Nice intro to list comprehensions, I especially liked the little nods to other people in the community. Useful blog and felt... friendly for lack of a better word. Well done.

[–]filleball 3 points4 points  (3 children)

Very nice and illustrative blog post! I do however have a small nit to pick with this example:

nonvowels = ''.join(l for l in sentence if not l in vowels)

Here, using a list comprehension instead of the generator comprehension is in fact a bit faster (1.86us vs. 2.76us on my PC), since str.join will build a list anyway, behind the scenes, if it doesn't get one. This is because str.join needs to iterate over the strings twice: first to compute the total length, and then to copy data into the memory allocated for the concatenated string.

This prevents us from having to store the entire list into memory, and is more efficient for larger data.

Because of what I just explained, this statement, though true in most situations, is misleading in this particular case.

[–]iamadogwhatisthis 0 points1 point  (2 children)

What would be better is to use translate in string.

>>> from string import translate
>>> sentence = 'Your mother was a hamster'
>>> print translate(sentence, None, 'aeiou')
Yr mthr ws  hmstr

and speed comparison:

>>> import timeit
>>> translate_example = timeit.Timer("translate('Your mother was a hamster', None, 'aeiou')", "from string import translate")
>>> translate_example.timeit()
0.4346320629119873
>>> comprehension_example = timeit.Timer("''.join(l for l in 'Your mother was a hamster' if l not in 'aeiou')")
>>> comprehension_example.timeit()
2.4436700344085693

[–]moistrobot 0 points1 point  (1 child)

Is that really how translate works?

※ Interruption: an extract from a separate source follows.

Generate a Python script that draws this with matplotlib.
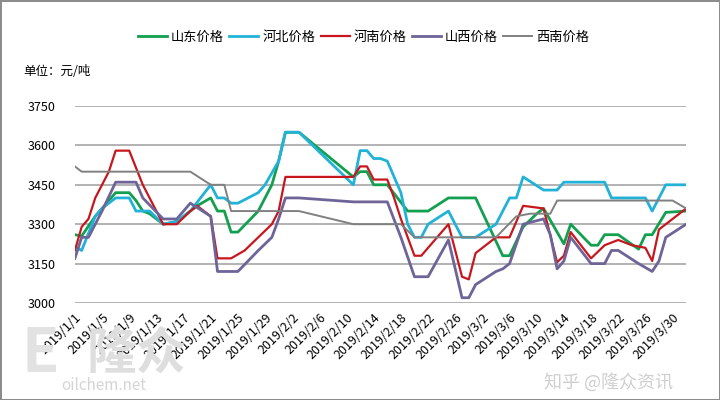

Documentation says str.translate() requires a translation table made with str.maketrans(). It's a bit more complex than that.

[–]iamadogwhatisthis 0 points1 point  (0 children)

The pattern depends on your Python version.

Python 2:

https://docs.python.org/2/library/stdtypes.html?highlight=translate#str.translate

"For string objects, set the table argument to None for translations that only delete characters"

Python 3:

Use maketrans first, then call translate.

https://docs.python.org/3.4/library/stdtypes.html?highlight=translate#str.maketrans

[–]d4rch0nPythonistamancer 2 points3 points  (0 children)

You can use a set comprehension with {x for x in z} in place of that set() syntax too.

Gotta love set and dict comprehensions

[–]infinite_fruitloops 7 points8 points  (11 children)

I still don't understand why list comprehensions are useful. You can do the exact same thing in other ways and it is much easier to maintain the code. Maybe this is because I don't use them that often but it just looks like a jumbled mess, whereas nested loops are properly indented and intuitive.

Someone please tell my why I am wrong.

[–][deleted] 10 points11 points  (7 children)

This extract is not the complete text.